OBJECTIVE:
Your task is to filter the data below down to the lines holding "this".

^^^^

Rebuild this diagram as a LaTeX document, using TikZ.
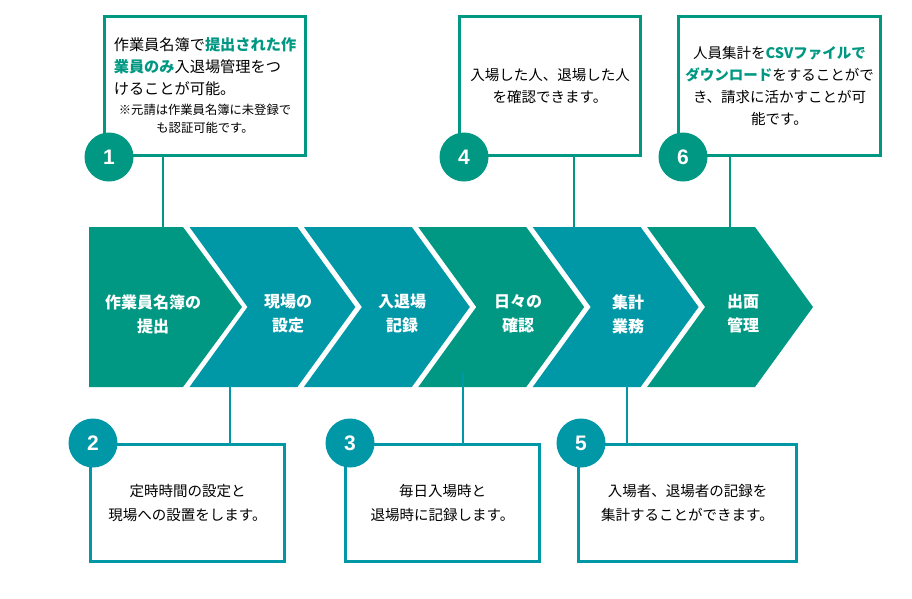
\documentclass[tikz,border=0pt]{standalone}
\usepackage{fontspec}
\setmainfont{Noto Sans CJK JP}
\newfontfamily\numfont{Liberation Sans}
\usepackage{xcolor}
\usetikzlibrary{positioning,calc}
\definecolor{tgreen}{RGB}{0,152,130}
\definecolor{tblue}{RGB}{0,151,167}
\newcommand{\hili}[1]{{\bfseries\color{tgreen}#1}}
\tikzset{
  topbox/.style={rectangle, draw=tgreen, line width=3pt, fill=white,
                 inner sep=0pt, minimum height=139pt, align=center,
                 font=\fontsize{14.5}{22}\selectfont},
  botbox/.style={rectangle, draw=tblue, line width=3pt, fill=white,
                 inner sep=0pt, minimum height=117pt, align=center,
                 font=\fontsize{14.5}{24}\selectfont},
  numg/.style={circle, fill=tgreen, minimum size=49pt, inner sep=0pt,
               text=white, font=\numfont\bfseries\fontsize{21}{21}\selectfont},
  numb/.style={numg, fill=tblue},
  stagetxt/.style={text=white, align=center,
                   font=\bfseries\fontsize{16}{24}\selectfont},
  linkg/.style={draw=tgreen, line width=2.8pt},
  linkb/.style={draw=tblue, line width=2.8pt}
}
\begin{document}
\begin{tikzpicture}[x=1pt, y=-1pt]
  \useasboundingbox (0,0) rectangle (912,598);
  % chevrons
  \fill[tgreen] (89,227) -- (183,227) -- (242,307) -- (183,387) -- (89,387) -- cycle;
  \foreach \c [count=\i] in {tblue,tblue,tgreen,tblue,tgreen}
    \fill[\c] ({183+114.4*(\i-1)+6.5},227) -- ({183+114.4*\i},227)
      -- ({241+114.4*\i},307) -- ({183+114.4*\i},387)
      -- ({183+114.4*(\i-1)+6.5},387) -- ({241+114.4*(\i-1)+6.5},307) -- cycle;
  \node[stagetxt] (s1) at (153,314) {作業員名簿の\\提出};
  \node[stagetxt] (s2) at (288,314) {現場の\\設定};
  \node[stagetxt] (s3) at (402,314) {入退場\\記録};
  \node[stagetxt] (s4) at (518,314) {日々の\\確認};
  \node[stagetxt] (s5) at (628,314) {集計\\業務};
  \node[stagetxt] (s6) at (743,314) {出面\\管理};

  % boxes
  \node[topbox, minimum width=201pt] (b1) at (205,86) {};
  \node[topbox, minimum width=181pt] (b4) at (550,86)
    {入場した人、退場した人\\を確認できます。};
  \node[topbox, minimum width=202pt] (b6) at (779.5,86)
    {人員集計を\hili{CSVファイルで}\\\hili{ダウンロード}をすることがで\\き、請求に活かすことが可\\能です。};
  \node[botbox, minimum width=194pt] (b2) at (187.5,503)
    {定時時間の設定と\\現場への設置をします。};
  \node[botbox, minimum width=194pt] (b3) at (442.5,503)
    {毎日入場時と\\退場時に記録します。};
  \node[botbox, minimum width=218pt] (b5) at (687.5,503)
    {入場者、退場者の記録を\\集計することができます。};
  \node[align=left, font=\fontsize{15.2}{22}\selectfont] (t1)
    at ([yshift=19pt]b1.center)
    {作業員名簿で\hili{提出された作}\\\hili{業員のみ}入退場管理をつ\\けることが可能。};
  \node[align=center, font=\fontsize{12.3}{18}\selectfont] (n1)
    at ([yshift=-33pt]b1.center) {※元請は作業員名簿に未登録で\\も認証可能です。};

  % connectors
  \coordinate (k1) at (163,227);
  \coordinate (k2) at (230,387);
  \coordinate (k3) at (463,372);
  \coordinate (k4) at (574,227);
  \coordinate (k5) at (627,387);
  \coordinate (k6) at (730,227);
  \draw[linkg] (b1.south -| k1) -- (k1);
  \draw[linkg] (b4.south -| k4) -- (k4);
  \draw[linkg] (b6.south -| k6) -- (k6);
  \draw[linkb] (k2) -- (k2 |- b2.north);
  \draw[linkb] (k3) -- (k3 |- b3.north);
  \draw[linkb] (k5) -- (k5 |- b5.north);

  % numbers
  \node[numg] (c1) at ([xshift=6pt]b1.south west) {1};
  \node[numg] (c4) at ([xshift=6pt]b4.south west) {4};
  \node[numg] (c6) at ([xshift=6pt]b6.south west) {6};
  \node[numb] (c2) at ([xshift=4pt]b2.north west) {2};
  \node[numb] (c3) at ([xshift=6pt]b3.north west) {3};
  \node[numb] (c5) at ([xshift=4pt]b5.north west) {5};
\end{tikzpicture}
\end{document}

^^^^

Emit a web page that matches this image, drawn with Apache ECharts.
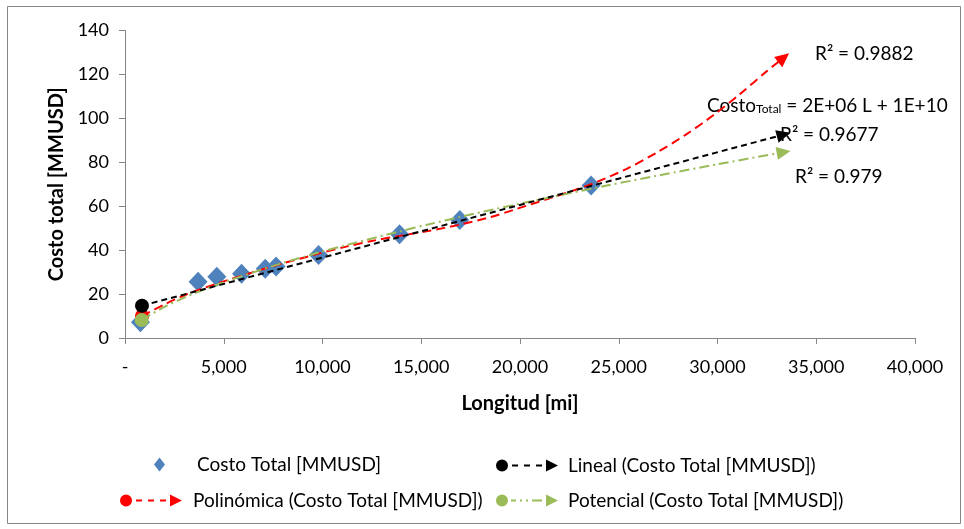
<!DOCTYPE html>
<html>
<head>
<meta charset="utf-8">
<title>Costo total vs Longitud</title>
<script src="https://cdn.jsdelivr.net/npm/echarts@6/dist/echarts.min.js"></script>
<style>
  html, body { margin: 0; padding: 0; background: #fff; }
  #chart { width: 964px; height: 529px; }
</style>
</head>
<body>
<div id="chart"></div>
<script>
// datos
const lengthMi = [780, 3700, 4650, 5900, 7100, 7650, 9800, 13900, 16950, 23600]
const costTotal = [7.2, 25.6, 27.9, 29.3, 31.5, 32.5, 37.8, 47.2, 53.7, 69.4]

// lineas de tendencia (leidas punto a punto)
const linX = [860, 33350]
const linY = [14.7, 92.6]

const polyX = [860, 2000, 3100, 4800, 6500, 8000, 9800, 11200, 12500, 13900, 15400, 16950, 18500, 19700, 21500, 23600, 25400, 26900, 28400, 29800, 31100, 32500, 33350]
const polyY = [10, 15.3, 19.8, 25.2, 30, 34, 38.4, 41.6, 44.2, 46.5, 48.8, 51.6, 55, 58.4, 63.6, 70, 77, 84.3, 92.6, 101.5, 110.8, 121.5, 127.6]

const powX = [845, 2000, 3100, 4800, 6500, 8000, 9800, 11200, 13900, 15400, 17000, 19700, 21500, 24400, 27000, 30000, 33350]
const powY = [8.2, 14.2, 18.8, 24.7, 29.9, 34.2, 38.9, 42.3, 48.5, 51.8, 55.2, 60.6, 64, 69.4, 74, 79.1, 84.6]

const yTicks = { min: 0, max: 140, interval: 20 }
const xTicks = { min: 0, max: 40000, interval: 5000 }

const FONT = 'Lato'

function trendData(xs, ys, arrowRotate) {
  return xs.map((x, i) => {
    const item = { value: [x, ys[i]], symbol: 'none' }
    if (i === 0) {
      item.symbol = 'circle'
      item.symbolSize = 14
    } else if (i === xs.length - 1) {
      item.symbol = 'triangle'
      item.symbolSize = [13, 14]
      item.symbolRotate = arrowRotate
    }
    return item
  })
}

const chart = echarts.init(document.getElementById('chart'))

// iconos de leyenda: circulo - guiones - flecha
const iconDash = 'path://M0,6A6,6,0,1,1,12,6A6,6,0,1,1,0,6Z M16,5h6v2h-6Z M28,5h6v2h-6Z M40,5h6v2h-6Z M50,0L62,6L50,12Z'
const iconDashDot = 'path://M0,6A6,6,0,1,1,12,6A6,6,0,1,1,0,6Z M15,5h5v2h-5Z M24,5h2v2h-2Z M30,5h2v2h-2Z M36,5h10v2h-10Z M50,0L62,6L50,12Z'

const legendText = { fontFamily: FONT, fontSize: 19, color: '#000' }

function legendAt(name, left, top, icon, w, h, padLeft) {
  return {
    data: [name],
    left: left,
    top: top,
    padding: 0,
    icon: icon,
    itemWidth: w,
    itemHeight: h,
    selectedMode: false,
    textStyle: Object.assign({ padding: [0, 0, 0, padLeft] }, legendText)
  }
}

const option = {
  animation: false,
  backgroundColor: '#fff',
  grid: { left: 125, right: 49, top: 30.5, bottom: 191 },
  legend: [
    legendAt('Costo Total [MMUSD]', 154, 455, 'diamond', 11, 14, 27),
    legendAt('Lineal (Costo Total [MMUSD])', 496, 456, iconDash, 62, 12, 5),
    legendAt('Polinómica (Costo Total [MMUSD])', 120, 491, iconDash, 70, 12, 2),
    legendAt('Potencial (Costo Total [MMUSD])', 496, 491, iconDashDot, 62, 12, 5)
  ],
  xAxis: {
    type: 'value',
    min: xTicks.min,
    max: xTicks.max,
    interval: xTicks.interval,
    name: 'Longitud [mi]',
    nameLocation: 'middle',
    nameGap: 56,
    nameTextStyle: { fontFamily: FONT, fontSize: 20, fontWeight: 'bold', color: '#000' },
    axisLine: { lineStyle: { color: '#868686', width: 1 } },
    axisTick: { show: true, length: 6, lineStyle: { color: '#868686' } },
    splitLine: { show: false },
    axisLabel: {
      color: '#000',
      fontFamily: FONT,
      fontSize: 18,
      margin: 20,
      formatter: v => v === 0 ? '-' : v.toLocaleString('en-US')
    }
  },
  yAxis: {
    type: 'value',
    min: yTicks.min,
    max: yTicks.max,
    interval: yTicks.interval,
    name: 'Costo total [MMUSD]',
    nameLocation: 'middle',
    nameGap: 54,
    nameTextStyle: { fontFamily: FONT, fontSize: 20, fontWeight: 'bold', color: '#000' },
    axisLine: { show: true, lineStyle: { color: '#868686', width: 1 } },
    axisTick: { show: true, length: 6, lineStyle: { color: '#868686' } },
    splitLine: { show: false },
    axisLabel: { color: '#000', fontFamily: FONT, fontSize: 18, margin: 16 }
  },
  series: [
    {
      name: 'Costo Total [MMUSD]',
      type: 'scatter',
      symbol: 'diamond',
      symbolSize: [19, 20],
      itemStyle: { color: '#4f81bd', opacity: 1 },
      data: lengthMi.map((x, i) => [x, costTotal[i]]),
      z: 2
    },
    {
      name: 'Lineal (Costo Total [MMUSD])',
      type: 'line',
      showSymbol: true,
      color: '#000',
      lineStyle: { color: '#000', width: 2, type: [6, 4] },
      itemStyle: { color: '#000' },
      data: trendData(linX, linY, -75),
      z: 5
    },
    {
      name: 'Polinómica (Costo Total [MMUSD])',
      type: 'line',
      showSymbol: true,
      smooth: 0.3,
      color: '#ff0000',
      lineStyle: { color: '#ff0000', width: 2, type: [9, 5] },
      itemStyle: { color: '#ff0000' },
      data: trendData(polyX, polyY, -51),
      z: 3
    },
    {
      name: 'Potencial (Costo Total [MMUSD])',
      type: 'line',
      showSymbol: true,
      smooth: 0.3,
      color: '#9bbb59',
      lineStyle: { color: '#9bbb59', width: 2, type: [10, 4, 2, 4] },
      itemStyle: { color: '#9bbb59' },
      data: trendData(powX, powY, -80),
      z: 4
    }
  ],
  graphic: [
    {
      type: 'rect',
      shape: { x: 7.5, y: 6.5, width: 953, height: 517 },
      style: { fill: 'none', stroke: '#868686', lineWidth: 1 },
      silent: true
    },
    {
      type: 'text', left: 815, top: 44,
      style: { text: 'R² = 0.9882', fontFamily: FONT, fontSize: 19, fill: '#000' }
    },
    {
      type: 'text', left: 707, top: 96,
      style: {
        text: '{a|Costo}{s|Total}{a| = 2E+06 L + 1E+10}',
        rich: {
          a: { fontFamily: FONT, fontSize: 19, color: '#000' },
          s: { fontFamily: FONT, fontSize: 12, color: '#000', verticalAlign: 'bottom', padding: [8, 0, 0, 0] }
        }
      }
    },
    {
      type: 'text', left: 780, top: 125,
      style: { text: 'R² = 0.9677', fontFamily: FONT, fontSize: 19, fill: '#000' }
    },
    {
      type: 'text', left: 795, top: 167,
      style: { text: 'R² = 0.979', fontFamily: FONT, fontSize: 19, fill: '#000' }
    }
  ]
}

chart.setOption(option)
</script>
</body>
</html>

^^^^

OUTPUT:
Rebuild this diagram as a LaTeX document, using TikZ.
Emit a web page that matches this image, drawn with Apache ECharts.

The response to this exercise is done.